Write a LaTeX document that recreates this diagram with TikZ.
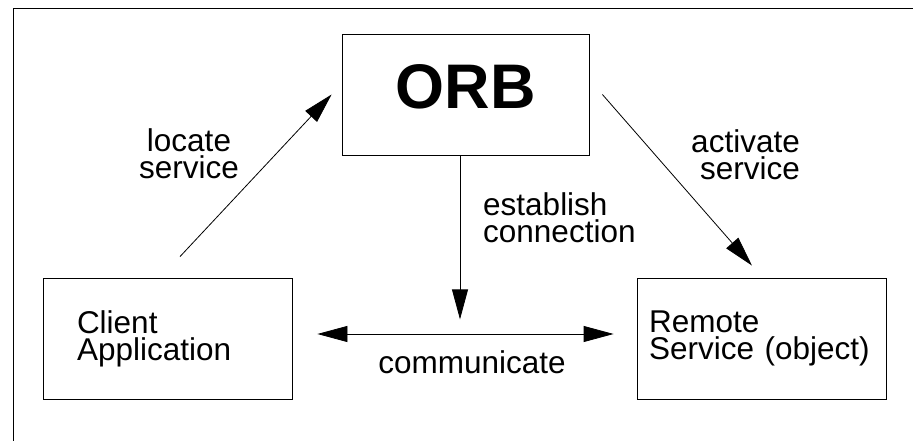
\documentclass[tikz,border=0pt]{standalone}
\usepackage{fontspec}
\setmainfont{Liberation Sans}
\usepackage{tikz}
\usetikzlibrary{arrows.meta,positioning,calc}

\begin{document}
\begin{tikzpicture}[
  x=1pt, y=1pt,
  box/.style={
    draw, line width=0.8pt, minimum width=249pt, minimum height=121pt,
    inner sep=0pt, align=left, font=\fontsize{31.5}{27}\selectfont
  },
  arr/.style={-{Triangle[length=30pt,width=16pt]}, line width=0.8pt},
  lbl/.style={font=\fontsize{31.5}{27}\selectfont, inner sep=0pt}
]
\useasboundingbox (0,0) rectangle (913,441);

% Frame (only top and left edges show)
\draw[line width=1pt] (13,0) -- (13,432) -- (913,432);

% ORB -- top
\node[box, minimum width=247pt, text depth=16pt,
      font=\fontsize{63}{63}\selectfont\bfseries] (orb) at (465.5,346.5) {ORB};

% Client and remote service -- bottom
\node[box, text width=181pt] (client) at (167.5,102.5)
  {Client\\Application};
\node[box, text width=225pt] (remote) at (761.5,102.5)
  {Remote\\Service (object)};

% Connectors
\coordinate (meet) at ($(orb.south)+(-5.5,-164)$);
\draw[arr] ($(client.north)+(12.5,21)$) -- ($(orb.west)+(-10,0)$);
\draw[arr] ($(orb.east)+(13,0)$) -- ($(remote.north)+(-9.5,12)$);
\draw[arr] ($(orb.south)+(-5.5,0)$) -- (meet);
\draw[arr, {Triangle[length=30pt,width=16pt]}-{Triangle[length=30pt,width=16pt]}]
  ($(client.east)+(25,4.5)$) -- ($(remote.west)+(-23,4.5)$);

% Labels
\node[lbl, align=center] (locate) at (189,287) {locate\\service};
\node[lbl, align=right, anchor=east] (activate) at (800,286.5) {activate\\service};
\node[lbl, align=left, anchor=west] (establish) at (483,223) {establish\\connection};
\node[lbl] (communicate) at (472,78.5) {communicate};

\end{tikzpicture}
\end{document}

STATED PROBLEM:
Write out exactly the opening lines of the data, stopping after the line that holds "(0,0) rectangle (913,441);". Exclude pictures.

TASK ANSWER:
Write a LaTeX document that recreates this diagram with TikZ.
\documentclass[tikz,border=0pt]{standalone}
\usepackage{fontspec}
\setmainfont{Liberation Sans}
\usepackage{tikz}
\usetikzlibrary{arrows.meta,positioning,calc}

\begin{document}
\begin{tikzpicture}[
  x=1pt, y=1pt,
  box/.style={
    draw, line width=0.8pt, minimum width=249pt, minimum height=121pt,
    inner sep=0pt, align=left, font=\fontsize{31.5}{27}\selectfont
  },
  arr/.style={-{Triangle[length=30pt,width=16pt]}, line width=0.8pt},
  lbl/.style={font=\fontsize{31.5}{27}\selectfont, inner sep=0pt}
]
\useasboundingbox (0,0) rectangle (913,441);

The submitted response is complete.